Dr. House, Grey's Anatomy, In aller Freundschaft . . . Selbstlose und engagierte Ärzte aus Fernseh-Serien können laut einer kleinen deutschen Studie zu einer ernsthaften Konkurrenz für die realen Götter in Weiß werden. Ein Arzt belegte durch Interviews mit 162 Patienten, dass die fiktive Welt der Arztserien die Erwartungshaltung von Kranken an den Klinikbetrieb stark beeinflusst. Je häufiger Patienten seichte Serien im Fernsehen sahen, desto eher gingen sie davon aus, dass der Arzt bei der Visite Händchen hält und hübsche Krankenschwestern dazu noch Kaffee servieren.

Verwechslung von TV und Realität

Die heile Bilderwelt aus dem Fernsehen führe bei nicht wenigen Patienten zu einer Enttäuschung über den wirklichen Krankenhausbetrieb, sagte der Mediziner Kai Witzel, der die Fragebogen-Studie organisierte und ausgewertete. Selbst sei er schon oft auf die Methoden der Fernsehärzte angesprochen worden, sagte er in einem Interview mit dem MDR. Deswegen gibt es mittlerweile einen eigenen Pool aus Fachberatern, die sich mit ihrem Fachwissen in die unterschiedlichsten Produktionen einbringen. Sie überprüfen zum Beispiel, ob Fachbegriffe richtig verwendet werden oder auch diverse Handgriffe fachlich korrekt ausgeführt werden. Witzel: "Leute, die oft Krankenhausserien sehen, haben ein hohes Angstniveau."
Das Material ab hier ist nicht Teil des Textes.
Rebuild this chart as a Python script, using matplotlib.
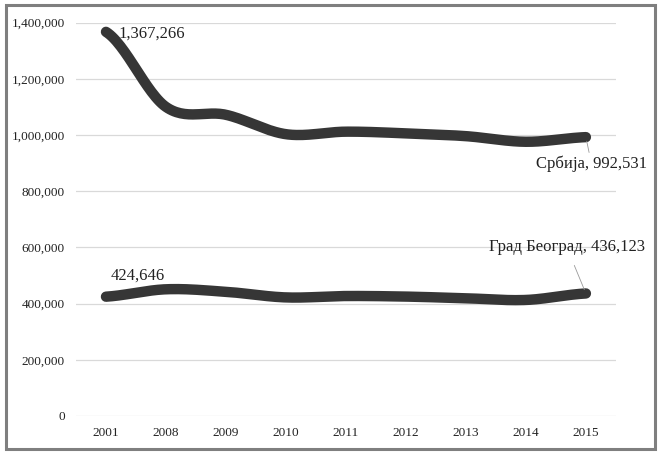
import numpy as np
import matplotlib
matplotlib.use("Agg")
import matplotlib.pyplot as plt
from matplotlib.patches import Rectangle

years = ["2001", "2008", "2009", "2010", "2011", "2012", "2013", "2014", "2015"]
srbija = [1367266, 1100000, 1072000, 1003000, 1012000, 1006000, 996000, 976000, 992531]
beograd = [424646, 451000, 442000, 422000, 427000, 425000, 419000, 413000, 436123]
yticks = [0, 200000, 400000, 600000, 800000, 1000000, 1200000, 1400000]


def smooth(x, y, n=30):
    """Catmull-Rom style smoothing, similar to a spreadsheet 'smoothed line'."""
    x = np.asarray(x, float)
    y = np.asarray(y, float)
    px = np.concatenate([[2 * x[0] - x[1]], x, [2 * x[-1] - x[-2]]])
    py = np.concatenate([[y[0]], y, [y[-1]]])
    xs, ys = [], []
    for i in range(1, len(px) - 2):
        t = np.linspace(0, 1, n)
        p0, p1, p2, p3 = py[i - 1], py[i], py[i + 1], py[i + 2]
        q0, q1, q2, q3 = px[i - 1], px[i], px[i + 1], px[i + 2]
        ys.append(0.5 * (2 * p1 + (-p0 + p2) * t + (2 * p0 - 5 * p1 + 4 * p2 - p3) * t**2
                         + (-p0 + 3 * p1 - 3 * p2 + p3) * t**3))
        xs.append(0.5 * (2 * q1 + (-q0 + q2) * t + (2 * q0 - 5 * q1 + 4 * q2 - q3) * t**2
                         + (-q0 + 3 * q1 - 3 * q2 + q3) * t**3))
    return np.concatenate(xs), np.concatenate(ys)


plt.rcParams["font.family"] = ["Liberation Serif", "DejaVu Serif"]

fig = plt.figure(figsize=(6.58, 4.53), dpi=100)
ax = fig.add_axes([0.1155, 0.0817, 0.8205, 0.8683])

x = np.arange(len(years))
line_color = "#363636"
for series in (srbija, beograd):
    sx, sy = smooth(x, series)
    ax.plot(sx, sy, color=line_color, lw=7.5, solid_capstyle="round", zorder=3)

ax.set_xlim(-0.5, len(years) - 0.5)
ax.set_ylim(0, 1400000)
ax.set_yticks(yticks)
ax.set_yticklabels([f"{v:,}" for v in yticks], fontsize=9.5)
ax.set_xticks(x)
ax.set_xticklabels(years, fontsize=9.5)
ax.tick_params(length=0, pad=8, colors="#222222")
ax.tick_params(axis="y", pad=8)
ax.grid(axis="y", color="#d9d9d9", lw=0.9)
ax.set_axisbelow(True)
for s in ax.spines.values():
    s.set_visible(False)

# data labels
lbl = dict(fontsize=12, va="center", ha="left", color="#222222", textcoords="offset points")
ax.annotate(f"{srbija[0]:,}", (x[0], srbija[0]), xytext=(9, -1), **lbl)
ax.annotate(f"{beograd[0]:,}", (x[0], beograd[0]), xytext=(3, 15), **lbl)
ax.annotate(f"Србија, {srbija[-1]:,}", (x[-1], srbija[-1]), xytext=(-36, -19), **lbl,
            arrowprops=dict(arrowstyle="-", color="#999999", lw=0.6, shrinkA=0, shrinkB=3))
ax.annotate(f"Град Београд, {beograd[-1]:,}", (x[-1], beograd[-1]), xytext=(-70, 33.5), **lbl,
            arrowprops=dict(arrowstyle="-", color="#999999", lw=0.6, shrinkA=6, shrinkB=3))

# outer frame
fig.patches.append(Rectangle((0.009, 0.008), 0.987, 0.982, transform=fig.transFigure,
                             fill=False, edgecolor="#7f7f7f", lw=2.2))

fig.savefig("out.png", dpi=100)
Vorher noch nie im Krankenhaus gelegen

Befragt wurden nur Patienten, die für eine unkomplizierte Leistenbruch- oder Gallenblasenoperation stationär in eine Klinik aufgenommen wurden. Sie waren vorher noch nie im Krankenhaus gelegen - oder aber ihre Behandlung lag mehr als zehn Jahre zurück. Notfälle waren von der Studie ausgeschlossen. Einige Tage vor ihrer OP beantworteten die Patienten in Ruhe unter anderem Fragen zu ihren Fernsehgewohnheiten. Nach dem Eingriff wurden sie zur Zufriedenheit mit dem Spital befragt. Patienten, die mehr als 30 Stunden pro Woche fernsehen und Krankenhausserien lieben, gaben nach der Untersuchung einem echten Klinikarzt auf einer Zufriedenheitsskala von 2 bis 3,2 nur die Note 3. Wer weniger als 5 Stunden pro Woche vor dem Fernseher saß, beurteilte den Mediziner mit dem besten Wert 2,5. Patienten, die Arztserien darüber hinaus für realistisch hielten, waren mit der Behandlung besonders unzufrieden.

Gegen das Zerrbild des Arztberufs auf der Mattscheibe gibt es nach Witzels Ansicht keine Medizin. "Die Prägung der Patienten durch das Fernsehen wird zunehmen", sagt er.

So wird im TV auch der Erfolg von Wiederbelebungsversuchen verzerrt dargestellt. Im Fernsehen überleben in 91 Folgen 46 Patienten, in der Realität liegt die Rate aber gerade einmal bei 25 Prozent. Diese Darstellung würde das Verhalten von Ersthelfern durchaus auch beeinflussen, gibt Witzel zu bedenken. "Diese Verzerrung der Realität weckt völlig falsche Erwartungen bei Patienten und Angehörigen. Da sind Konflikte und Enttäuschungen vorprogrammiert."